For lunch, bring a picnic to Whitehorse Waterfront Wharf before getting ready to depart to the Takhini area.
Drive to the Takhini area, about 30 minutes from Whitehorse by car. Once you get to Takhini Hot Springs Road, a section of the Trans Canada Trail, visit the renowned Yukon Wildlife Preserve. Home to woodland caribou, Canada lynx, Rocky Mountain elk, Alaska Yukon moose, and more than 90 different species of birds, this important conservation area is a must for any avid wildlife photographers.
Before you call it a day, experience the Trans Canada Trail on horseback with Yukon Horsepacking Adventures. Ride on the Dawson Overland Trail, a remote wilderness trail that stretches from the Takhini River north of Whitehouse to Braeburn. Historically, it was a Klondike Gold Rush-era transportation route between Whitehorse and Dawson City. As you enjoy a two-hour horseback ride, take in the stunning views of a Yukon twilight.
Where to eat
For an early morning pick-me-up in Whitehorse, get some locally roasted coffee from Baked Café or The Claim – two coffee shops that are favourites among locals.
When you return to Whitehorse for dinner, go to Dirty Northern Public House, an upmarket gastropub with refreshing beers and live local music.
Day 3: The Alaska Highway and the Southern Lakes Region
Photo: MacBride Museum of Yukon History
As you check out of your accommodation in Whitehorse, make sure you bring hiking shoes, a water bottle and warm, waterproof layers with you. It’s going to be an intense day.
Drive to the Alaska Highway, or “Alcan” Highway, and explore this historic route. Stop by the MacBride Museum to discover the true importance of this highway in local history.
After that, stop by the beautiful village of Carcross in the Southern Lakes Region. Grab your camera and pause at scenic spots like Emerald Lake and Carcross Desert. Measuring just one square mile, it’s the world’s smallest desert.
Spend some free time in Carcross before taking a stunning guided hike with Taiga Journeys. Your two to three-hour hike will afford you some amazing views of the area – perfect for your next Instagram post!
When you’re finished in Carcross, drive the scenic route to Marsh Lake, while stopping for photos. When you’ve reached your accommodation, relax and refuel for another exciting day of Yukon adventures.
Where to stay
A much-loved Yukon property, Inn on the Lake is a unique rustic lodge at the edge of Marsh Lake. Founder Carson Schiffkorn is an accomplished chef, and offers a cosmopolitan dining experience in the middle of the Yukon wilderness.
Where to eat
Start the day with breakfast at Burnt Toast Café, a funky restaurant and café in Whitehorse. For lunch, check out the chic Bistro on Bennett in Carcross.
Day 4: The Trans Canada Trail from above
After breakfast, drive back to Whitehorse, where you’ll stay for the remainder of your journey.

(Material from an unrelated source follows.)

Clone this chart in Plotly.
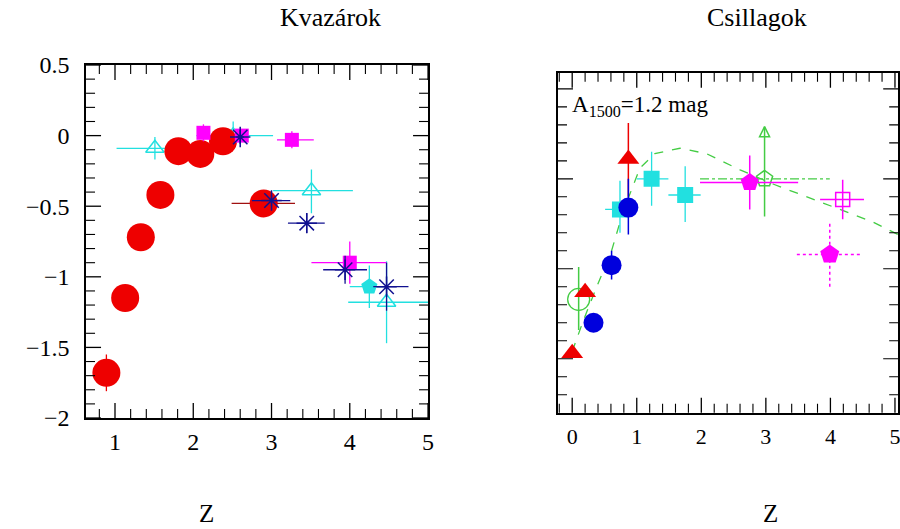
import numpy as np
import plotly.graph_objects as go

# ---------------- Left panel: Kvazárok ----------------
qc_x = [0.89, 1.13, 1.33, 1.58, 1.81, 2.09, 2.38, 2.90]
qc_y = [-1.68, -1.15, -0.72, -0.42, -0.11, -0.13, -0.04, -0.48]
qc_xm = [0, 0, 0, 0, 0, 0, 0, 0.41]
qc_xp = [0, 0, 0, 0, 0, 0, 0, 0.40]
qc_ey = [0.13, 0, 0, 0, 0, 0, 0, 0]

qt_x = [1.51, 2.51, 3.51, 4.47]
qt_y = [-0.09, 0.0, -0.39, -1.18]
qt_xm = [0.49, 0.47, 0.49, 0.49]
qt_xp = [0.49, 0.51, 0.53, 0.53]
qt_yp = [0.08, 0.10, 0.15, 0.29]
qt_ym = [0.08, 0.10, 0.16, 0.29]

qp_x = [4.25]
qp_y = [-1.07]
qp_xm = [0.25]
qp_xp = [0.22]
qp_ey = [0.15]

qs_x = [2.13, 2.62, 3.26, 4.00]
qs_y = [0.02, 0.0, -0.03, -0.90]
qs_xm = [0.05, 0.05, 0.19, 0.49]
qs_xp = [0.05, 0.05, 0.28, 0.47]
qs_ey = [0.06, 0.04, 0.06, 0.15]

qa_x = [2.60, 3.00, 3.45, 3.94, 4.47]
qa_y = [-0.01, -0.46, -0.62, -0.95, -1.07]
qa_xm = [0.05, 0.25, 0.24, 0.28, 0.17]
qa_xp = [0.05, 0.24, 0.23, 0.28, 0.28]
qa_ey = [0.05, 0.04, 0.07, 0.10, 0.17]

# ---------------- Right panel: Csillagok ----------------
st_x = [0.0, 0.20, 0.87]
st_y = [-1.97, -1.63, -0.89]
st_yp = [0, 0, 0.20]
st_ym = [0, 0, 0.21]

sc_x = [0.33, 0.61, 0.87]
sc_y = [-1.80, -1.48, -1.16]
sc_yp = [0, 0.08, 0.16]
sc_ym = [0, 0.08, 0.15]

ss_x = [0.74, 1.23, 1.75]
ss_y = [-1.17, -1.00, -1.09]
ss_xm = [0.23, 0.23, 0.26]
ss_xp = [0.23, 0.26, 0.24]
ss_yp = [0.16, 0.15, 0.16]
ss_ym = [0.13, 0.15, 0.15]

sp_x = [2.75]
sp_y = [-1.02]
sp_xm = [0.77]
sp_xp = [0.75]
sp_ey = [0.15]

sd_x = 3.99
sd_y = -1.42
sd_xm = 0.51
sd_xp = 0.49
sd_yp = 0.18
sd_ym = 0.18

so_x = [4.19]
so_y = [-1.115]
so_xm = [0.35]
so_xp = [0.33]
so_ey = [0.11]

gl_x = 2.98
gl_y = -1.00
gl_xm = 1.00
gl_xp = 1.01
gl_ym = 0.21
gl_up = 0.29

gc_x = [0.10]
gc_y = [-1.67]
gc_yp = [0.18]
gc_ym = [0.17]

curve_x = [0.0, 0.17, 0.38, 0.61, 0.79, 1.05, 1.28, 1.67, 2.08, 2.60, 3.12, 3.63, 4.05, 4.66, 5.05]
curve_y = [-1.96, -1.79, -1.60, -1.40, -1.18, -0.94, -0.86, -0.83, -0.86, -0.95, -1.03, -1.10, -1.16, -1.24, -1.31]

RED = "#ee0000"
CYAN = "#22e0e0"
MAG = "#ff00ff"
NAVY = "#101090"
BLUE = "#0000dd"
GREEN = "#44cc44"

fig = go.Figure()

def eb(arr, arrm, color, w=1.3):
    return dict(type="data", array=arr, arrayminus=arrm, color=color, thickness=w, width=0, symmetric=False)

# left panel traces
fig.add_trace(go.Scatter(x=qt_x, y=qt_y, mode="markers", xaxis="x", yaxis="y",
    marker=dict(symbol="triangle-up-open", size=16, color=CYAN, line=dict(width=1.5, color=CYAN)),
    error_x=eb(qt_xp, qt_xm, CYAN), error_y=eb(qt_yp, qt_ym, CYAN)))
fig.add_trace(go.Scatter(x=qc_x, y=qc_y, mode="markers", xaxis="x", yaxis="y",
    marker=dict(symbol="circle", size=28, color=RED),
    error_x=eb(qc_xp, qc_xm, "#a01010"), error_y=eb(qc_ey, qc_ey, RED)))
fig.add_trace(go.Scatter(x=qs_x, y=qs_y, mode="markers", xaxis="x", yaxis="y",
    marker=dict(symbol="square", size=14, color=MAG),
    error_x=eb(qs_xp, qs_xm, MAG), error_y=eb(qs_ey, qs_ey, MAG)))
fig.add_trace(go.Scatter(x=qp_x, y=qp_y, mode="markers", xaxis="x", yaxis="y",
    marker=dict(symbol="pentagon", size=17, color=CYAN),
    error_x=eb(qp_xp, qp_xm, CYAN), error_y=eb(qp_ey, qp_ey, CYAN)))
fig.add_trace(go.Scatter(x=qa_x, y=qa_y, mode="markers", xaxis="x", yaxis="y",
    marker=dict(symbol="asterisk-open", size=17, color=NAVY, line=dict(width=1.5, color=NAVY)),
    error_x=eb(qa_xp, qa_xm, NAVY), error_y=eb(qa_ey, qa_ey, NAVY)))

# right panel traces
fig.add_trace(go.Scatter(x=curve_x, y=curve_y, mode="lines", xaxis="x2", yaxis="y2",
    line=dict(color=GREEN, width=1.3, dash="dash")))
fig.add_trace(go.Scatter(x=[gl_x - gl_xm, gl_x + gl_xp], y=[gl_y, gl_y], mode="lines",
    xaxis="x2", yaxis="y2", line=dict(color=GREEN, width=1.3, dash="dashdot")))
fig.add_trace(go.Scatter(x=[gl_x, gl_x], y=[gl_y - gl_ym, gl_y + gl_up], mode="lines",
    xaxis="x2", yaxis="y2", line=dict(color=GREEN, width=1.5)))
fig.add_trace(go.Scatter(x=[gl_x], y=[gl_y + gl_up], mode="markers", xaxis="x2", yaxis="y2",
    marker=dict(symbol="arrow-up-open", size=10, color=GREEN, line=dict(width=1.5, color=GREEN))))
fig.add_trace(go.Scatter(x=[gl_x], y=[gl_y], mode="markers", xaxis="x2", yaxis="y2",
    marker=dict(symbol="pentagon-open", size=17, color=GREEN, line=dict(width=1.5, color=GREEN))))
fig.add_trace(go.Scatter(x=gc_x, y=gc_y, mode="markers", xaxis="x2", yaxis="y2",
    marker=dict(symbol="circle-open", size=22, color=GREEN, line=dict(width=1.3, color=GREEN)),
    error_y=eb(gc_yp, gc_ym, GREEN, 1.5)))
fig.add_trace(go.Scatter(x=ss_x, y=ss_y, mode="markers", xaxis="x2", yaxis="y2",
    marker=dict(symbol="square", size=16, color=CYAN),
    error_x=eb(ss_xp, ss_xm, CYAN), error_y=eb(ss_yp, ss_ym, CYAN)))
fig.add_trace(go.Scatter(x=st_x, y=st_y, mode="markers", xaxis="x2", yaxis="y2",
    marker=dict(symbol="triangle-up", size=19, color=RED),
    error_y=eb(st_yp, st_ym, RED, 1.5)))
fig.add_trace(go.Scatter(x=sc_x, y=sc_y, mode="markers", xaxis="x2", yaxis="y2",
    marker=dict(symbol="circle", size=20, color=BLUE),
    error_y=eb(sc_yp, sc_ym, BLUE, 1.5)))
fig.add_trace(go.Scatter(x=sp_x, y=sp_y, mode="markers", xaxis="x2", yaxis="y2",
    marker=dict(symbol="pentagon", size=19, color=MAG),
    error_x=eb(sp_xp, sp_xm, MAG, 1.5), error_y=eb(sp_ey, sp_ey, MAG, 1.5)))
fig.add_trace(go.Scatter(x=[sd_x - sd_xm, sd_x + sd_xp, None, sd_x, sd_x],
    y=[sd_y, sd_y, None, sd_y - sd_ym, sd_y + sd_yp], mode="lines", xaxis="x2", yaxis="y2",
    line=dict(color=MAG, width=1.5, dash="dot")))
fig.add_trace(go.Scatter(x=[sd_x], y=[sd_y], mode="markers", xaxis="x2", yaxis="y2",
    marker=dict(symbol="pentagon", size=20, color=MAG)))
fig.add_trace(go.Scatter(x=so_x, y=so_y, mode="markers", xaxis="x2", yaxis="y2",
    marker=dict(symbol="square-open", size=14, color=MAG, line=dict(width=1.5, color=MAG)),
    error_x=eb(so_xp, so_xm, MAG, 1.5), error_y=eb(so_ey, so_ey, MAG, 1.5)))

SERIF = "Liberation Serif"
tickfont = dict(family=SERIF, size=24, color="black")

def axis(**kw):
    d = dict(showline=True, linecolor="black", linewidth=1.6, mirror=True, automargin=False,
             ticks="", showgrid=False, zeroline=False, tickfont=tickfont, ticklabeloverflow="allow")
    d.update(kw)
    return d

W, H = 900, 529
LX = dict(domain=[0.0956, 0.4756], range=[0.63, 5.0], tickvals=[1, 2, 3, 4, 5])
LY = dict(domain=[0.2098, 0.8771], range=[-2.0, 0.5], dtick=0.5, tick0=0)
RX = dict(domain=[0.62, 0.998], range=[-0.22, 5.05], tickvals=[0, 1, 2, 3, 4, 5])
RY = dict(domain=[0.2198, 0.8626], range=[-2.30, -0.41], dtick=0.5, tick0=-1)

# frame tick marks (inside, on all four sides) drawn as shapes
MAJ, MIN = 15, 9
shapes = []

def frame_ticks(xa, ya, XD, YD, xmaj, xmin_step, ymaj, ymin_step):
    wpx = (XD["domain"][1] - XD["domain"][0]) * W
    hpx = (YD["domain"][1] - YD["domain"][0]) * H
    xs = np.round(np.arange(np.ceil(XD["range"][0] / xmin_step) * xmin_step, XD["range"][1] + 1e-9, xmin_step), 3)
    ys = np.round(np.arange(np.ceil(YD["range"][0] / ymin_step) * ymin_step, YD["range"][1] + 1e-9, ymin_step), 3)
    for v in xs:
        L = (MAJ if abs(v / xmaj - round(v / xmaj)) < 1e-6 else MIN) / hpx
        w = 1.3 if L * hpx == MAJ else 1.1
        for a, b in ((0, L), (1, 1 - L)):
            shapes.append(dict(type="line", xref=xa, yref=ya + " domain", x0=v, x1=v, y0=a, y1=b,
                               line=dict(color="black", width=w)))
    for v in ys:
        L = (MAJ if abs(v / ymaj - round(v / ymaj)) < 1e-6 else MIN) / wpx
        w = 1.3 if L * wpx == MAJ else 1.1
        for a, b in ((0, L), (1, 1 - L)):
            shapes.append(dict(type="line", xref=xa + " domain", yref=ya, x0=a, x1=b, y0=v, y1=v,
                               line=dict(color="black", width=w)))

frame_ticks("x", "y", LX, LY, 1.0, 0.2, 0.5, 0.1)
frame_ticks("x2", "y2", RX, RY, 1.0, 0.2, 0.5, 0.1)

def note(text, px, py, size, **kw):
    d = dict(text=text, x=px / W, y=1 - py / H, xref="paper", yref="paper", showarrow=False,
             xanchor="center", yanchor="middle", font=dict(family=SERIF, size=size, color="black"))
    d.update(kw)
    return d

fig.update_layout(
    template="none",
    width=W, height=H, margin=dict(l=0, r=0, t=0, b=0, pad=0),
    paper_bgcolor="white", plot_bgcolor="white", showlegend=False,
    xaxis=axis(**LX, ticklabelstandoff=1, anchor="y"),
    yaxis=axis(**LY, ticklabelstandoff=10, anchor="x"),
    xaxis2=axis(**RX, ticklabelstandoff=3, anchor="y2",
                tickfont=dict(family=SERIF, size=22, color="black")),
    yaxis2=axis(**RY, showticklabels=False, anchor="x2"),
    shapes=shapes,
    annotations=[
        note("Kvazárok", 330, 18, 26),
        note("Csillagok", 757, 18, 26),
        note("Z", 206, 513, 25),
        note("Z", 770, 513, 25),
        note("A<sub>1500</sub>=1.2 mag", 570, 106, 23, xanchor="left"),
    ],
)

fig.write_html("out.html")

Today, photographers will get another angle on the Trans Canada Trail – seeing it by air and by water.
If the weather is good, book a flightseeing tour of the Southern Lakes region with Alpine Aviation. As you gaze down at the jagged landscape below, follow the twist and turns of the Yukon River and see the outlines of the towering mountains.
Photo: Yukon River
Once you’ve had lunch, grab a paddle and canoe a section of the Yukon River, one of North America’s longest waterways. In the past, it was the original transportation route for this territory. Bring a small camera or smartphone with you for some spectacular shots on the water.
If you’re here during the summer, you’re in luck. The Yukon boasts an amazing 19 hours of daylight at this time of year, meaning you have plenty of time to enjoy your evenings. Jog by the shores of the river before dinner, or try whitewater kayaking for some thrilling fun.
Where to stay
Located just 10 minutes from the airport by car, The Elite Hotel in Whitehorse is a comfortable and convenient option for short stays in the Yukon. For more tips, visit Travel Yukon.
Day 5 : Cultural Explorations
Photo: Friendship Totem Pole
Before going home, why not sample the cultural delights of Yukon? Start with the Whitehorse Art Walk, which passes the city’s Friendship Totem Pole – a symbol of unity and collaboration among all Yukoners, and representative of two major Indigenous clans of the region. Other works along the walk include the Waves of History, a stained-glass installation that acknowledges the power of water, and several murals painted by local children and youth.
Photo: Waves of History, a stained-glass installation
Later, check out some local art galleries and shops like North End Gallery or Arts Underground. Take some time to relax in one of Whitehorse’s bars or coffee shops before leaving. Appreciate the active and exciting journey you’ve had here, and look back on your photos with a flood of positive memories.
Where to eat
For a real feast on your last day, visit Giorgio’s Cuccina. This elegant Mediterranean restaurant in the heart of Whitehorse serves delicious takes on both Italian classics and modern local fare.
Fly to Whitehorse via Erik Nielsen Whitehorse International Airport. Whitehorse is also served by various ferries, such as Yukon Ferries from Dawson City and Ross City and Alaska Marine Highway from Bellingham, Washington, Prince Rupert and coastal Alaska.